Gattacceca and several of his colleagues have since traveled to the Atacama Desert to collect more. Their fieldwork, which began in 2014, has since revealed more than 23,000 of these atacamaites.

Gattacceca and his collaborators analyzed several atacamaites in the laboratory and showed that they’re made largely of terrestrial rock, as expected. But meteoritic material—most notably, iron, nickel, and cobalt—accounts for about 5% by weight of atacamaites, the researchers noted. That’s a significantly larger extraterrestrial contribution than what’s typically found in other impact glasses. “Atacamaites have no equivalent among the few known terrestrial ejected impact glasses,” the team reported in June in Earth and Planetary Science Letters.

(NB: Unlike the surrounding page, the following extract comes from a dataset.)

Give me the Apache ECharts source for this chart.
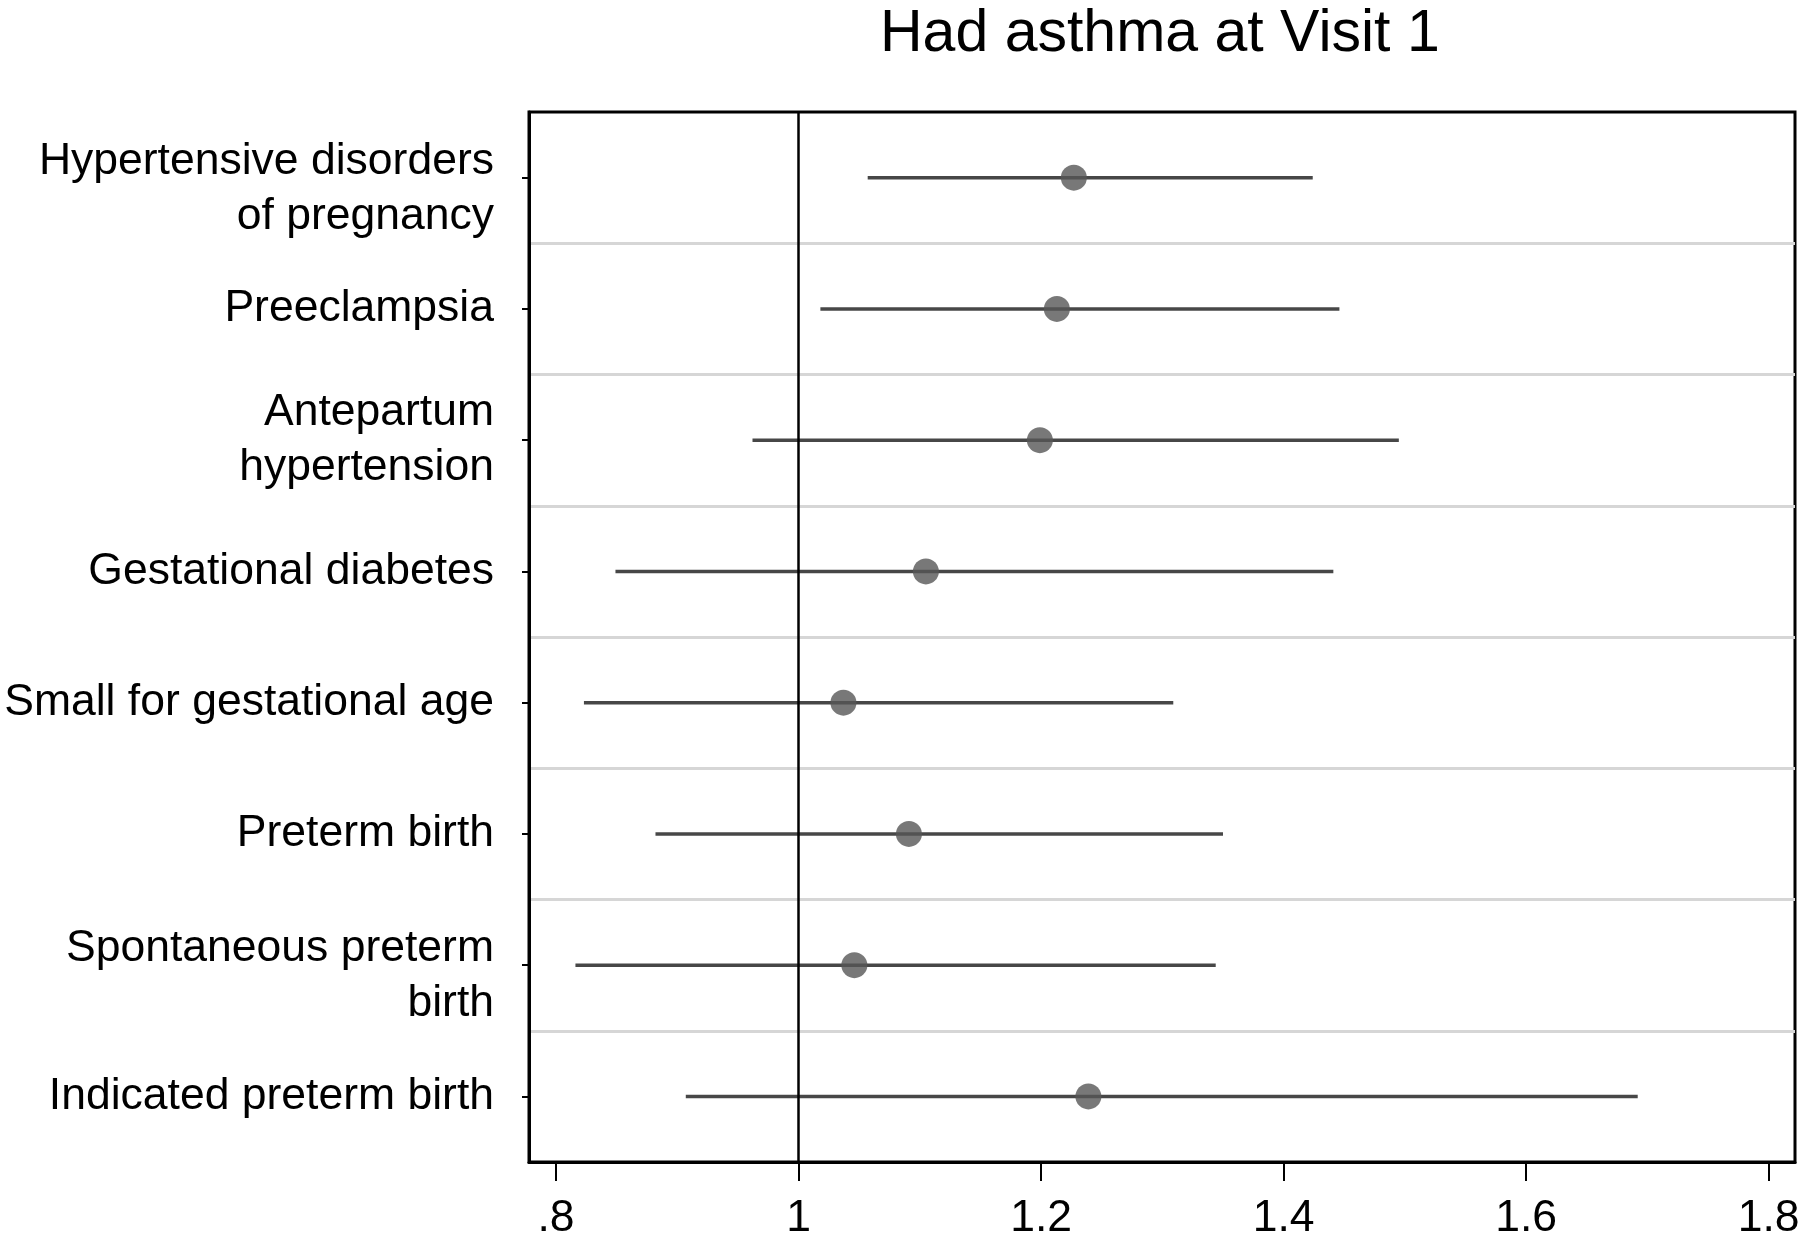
<!DOCTYPE html>
<html>
<head>
<meta charset="utf-8">
<script src="https://cdn.jsdelivr.net/npm/echarts@6/dist/echarts.min.js"></script>
<style>
html,body{margin:0;padding:0;background:#fff;}
#chart{width:1800px;height:1250px;}
</style>
</head>
<body>
<div id="chart"></div>
<script>
const titleText = 'Had asthma at Visit 1';
const categories = [
  'Hypertensive disorders\nof pregnancy',
  'Preeclampsia',
  'Antepartum\nhypertension',
  'Gestational diabetes',
  'Small for gestational age',
  'Preterm birth',
  'Spontaneous preterm\nbirth',
  'Indicated preterm birth'
];
const estimate = [1.227, 1.213, 1.199, 1.105, 1.037, 1.091, 1.046, 1.239];
const lower    = [1.057, 1.018, 0.962, 0.849, 0.823, 0.882, 0.816, 0.907];
const upper    = [1.424, 1.446, 1.495, 1.441, 1.309, 1.350, 1.344, 1.692];
const xTicks = [0.8, 1, 1.2, 1.4, 1.6, 1.8];
const xTickLabels = ['.8', '1', '1.2', '1.4', '1.6', '1.8'];
const refValue = 1;

const FONT = '"Liberation Sans", Arial, sans-serif';
const chart = echarts.init(document.getElementById('chart'), null, {renderer: 'canvas'});

const barData = categories.map((c, i) => [lower[i], upper[i], i]);
const pointData = categories.map((c, i) => [estimate[i], i]);
// labels that sit a little lower than their tick in the reference
const loweredLabels = [0, 6];

chart.setOption({
  backgroundColor: '#ffffff',
  animation: false,
  title: {
    text: titleText,
    left: 875,
    top: 0,
    textStyle: {fontFamily: FONT, fontSize: 59, fontWeight: 'normal', color: '#000'}
  },
  grid: {
    left: 529, right: 5, top: 112, bottom: 88,
    outerBoundsMode: 'none',
    containLabel: false,
    show: true, borderColor: '#000', borderWidth: 3, backgroundColor: 'transparent'
  },
  xAxis: {
    type: 'value',
    min: 0.7777,
    max: 1.8217,
    axisLine: {show: true, lineStyle: {color: '#000', width: 3}},
    axisTick: {show: true, length: 19, lineStyle: {color: '#000', width: 2}, customValues: xTicks},
    axisLabel: {
      show: true, margin: 34, fontFamily: FONT, fontSize: 44.5, color: '#000',
      customValues: xTicks,
      formatter: function (v) {
        const idx = xTicks.findIndex(t => Math.abs(t - v) < 1e-9);
        return idx >= 0 ? xTickLabels[idx] : '';
      }
    },
    splitLine: {show: false}
  },
  yAxis: {
    type: 'category',
    data: categories,
    inverse: true,
    boundaryGap: true,
    axisLine: {show: true, lineStyle: {color: '#000', width: 3}},
    axisTick: {show: true, alignWithLabel: true, length: 7, lineStyle: {color: '#000', width: 2}},
    axisLabel: {
      show: true, margin: 35, fontFamily: FONT, fontSize: 44.5, lineHeight: 55,
      color: '#000', align: 'right',
      formatter: function (v, i) {
        return loweredLabels.indexOf(i) >= 0 ? '{gap| }\n' + v : v;
      },
      rich: {gap: {fontSize: 10, lineHeight: 23}}
    },
    splitLine: {show: true, showMinLine: false, showMaxLine: false, lineStyle: {color: '#d6d6d6', width: 3}}
  },
  series: [
    {
      type: 'line',
      data: [],
      silent: true,
      markLine: {
        silent: true,
        symbol: 'none',
        label: {show: false},
        lineStyle: {color: '#000', width: 2.5, type: 'solid'},
        data: [{xAxis: refValue}]
      },
      z: 2
    },
    {
      type: 'custom',
      data: barData,
      encode: {x: [0, 1], y: 2},
      z: 3,
      renderItem: function (params, api) {
        const p0 = api.coord([api.value(0), api.value(2)]);
        const p1 = api.coord([api.value(1), api.value(2)]);
        return {
          type: 'line',
          shape: {x1: p0[0], y1: p0[1], x2: p1[0], y2: p1[1]},
          style: {stroke: '#474747', lineWidth: 3.5}
        };
      }
    },
    {
      type: 'scatter',
      data: pointData,
      symbol: 'circle',
      symbolSize: 26,
      itemStyle: {color: '#565656'},
      z: 4
    }
  ]
});
</script>
</body>
</html>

On the basis of extraterrestrial material found in atacamaites, Gattacceca and his colleagues surmised that the meteorite that produced these impact glasses was most likely dominated by iron. The impact that created atacamaites occurred roughly 8 million years ago, fission-track dating suggested, but there’s mysteriously no evidence of a crater within the roughly 25-kilometer × 25-kilometer strewn field. It might have eroded away, the researchers suggested, but they’re not giving up the search yet. They’re scouring satellite imagery and are planning future fieldwork in the region. “We’ll go back,” said Gattacceca.